How Teachers Can Use Movie Trailers to Boost Student Engagement in the Classroom

Recent Trends
In the past few years, educators have increasingly turned to short-form video content as a way to capture student attention. Movie trailers, typically between 90 seconds and 2.5 minutes, have emerged as a popular tool in classroom settings. Platforms like YouTube and streaming service preview channels make high-quality trailers freely accessible. Teachers in subjects from English language arts to science have begun using trailers not just as a hook for a film unit, but as a standalone medium for teaching narrative structure, tone, and persuasive techniques.

Background
The use of movie trailers in education is not entirely new, but digital access has dramatically changed how they are employed. Previously, teachers might use a VHS or DVD trailer ahead of a class film screening. Today, trailers are curated into playlists, linked in learning management systems, and even created by students themselves. The shift aligns with broader educational trends favoring microlearning and visual literacy. Studies and teacher surveys indicate that short, emotionally compelling videos can increase recall and motivation when paired with structured discussion or analysis activities.

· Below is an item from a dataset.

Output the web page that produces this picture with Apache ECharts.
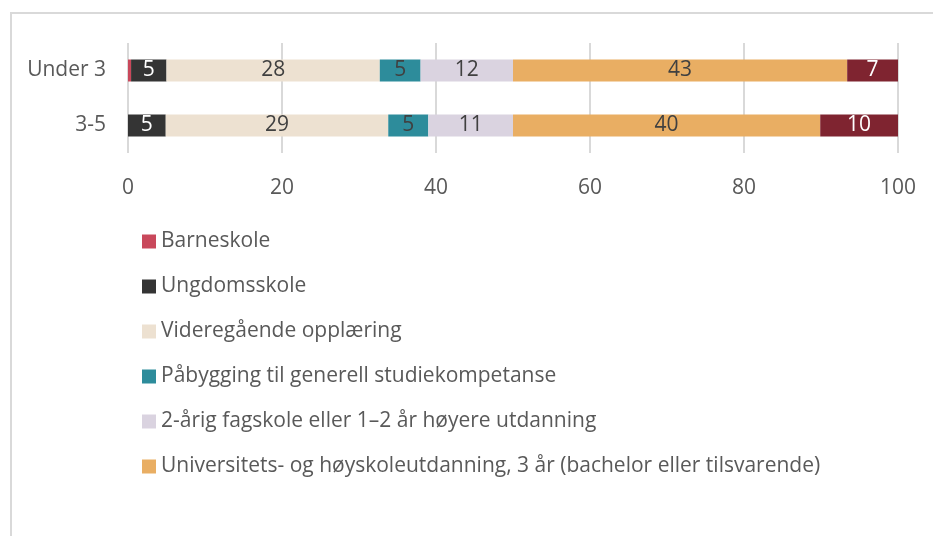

- Accessibility: Most trailers are free and legal to stream; no special licenses are needed for classroom use under fair use guidelines.
- Brevity: Their short length fits naturally into a lesson period without dominating the class time.
- Cross-curricular potential: A historical drama trailer can support a history unit; a sci-fi trailer can introduce a physics concept like propulsion.
User Concerns
Despite the advantages, teachers raise several practical concerns. One frequent issue is the risk of copyright confusion: while fair use generally covers educational exhibition, teachers worry about posting trailers to school websites or social media. Another concern is content appropriateness. Trailers sometimes contain intense imagery, language, or spoilers that may not align with a school’s rating policy or the learning objective. Teachers also note that students with attention differences may still find a 2-minute trailer too long or too distracting if not properly framed.
- Copyright and fair use: Teachers are advised to use trailers only for face-to-face instruction or password-protected platforms, and to avoid re-uploading or editing them.
- Content vetting: Previewing the entire trailer and checking common sense media ratings can prevent surprises.
- Student distraction: A trailer used without a clear task (e.g., a prediction sheet, note-taking) may become passive entertainment rather than an engagement tool.
Likely Impact
When used deliberately, movie trailers can shift classroom dynamics. Teachers report increased participation in discussions, higher willingness to complete related assignments, and improved comprehension of narrative elements such as conflict, pacing, and mood. In project-based learning, students who create their own trailers for a book or historical event develop skills in summarization, editing, and audience awareness. The impact is most pronounced when the trailer is paired with a structured debrief or scaffolded analysis—not simply played as a warm-up.
“A well-chosen trailer acts like a pre-reading strategy: it gives students a visual and emotional preview of the concepts they are about to encounter,” notes a veteran high school English teacher who has used the method for several years.
What to Watch Next
Several developments are worth monitoring. First, the rise of AI-generated trailer-style videos may soon allow teachers to create custom 30-second previews for any text or topic, reducing reliance on commercial films. Second, more school districts are formalizing media literacy guidelines that explicitly include trailers as texts for analysis, which could lead to shared lesson-plan repositories. Third, streaming services are beginning to offer educational licenses for their content—this could expand the pool of appropriate trailers beyond what is currently available on free platforms.
- AI tools: Look for simple video generators that let teachers paste a summary and produce a mock trailer with stock footage.
- Curriculum integration: Watch for state standards incorporating “multimodal texts” alongside traditional print.
- Platform partnerships: Some educational publishers are already bundling movie trailers with textbooks.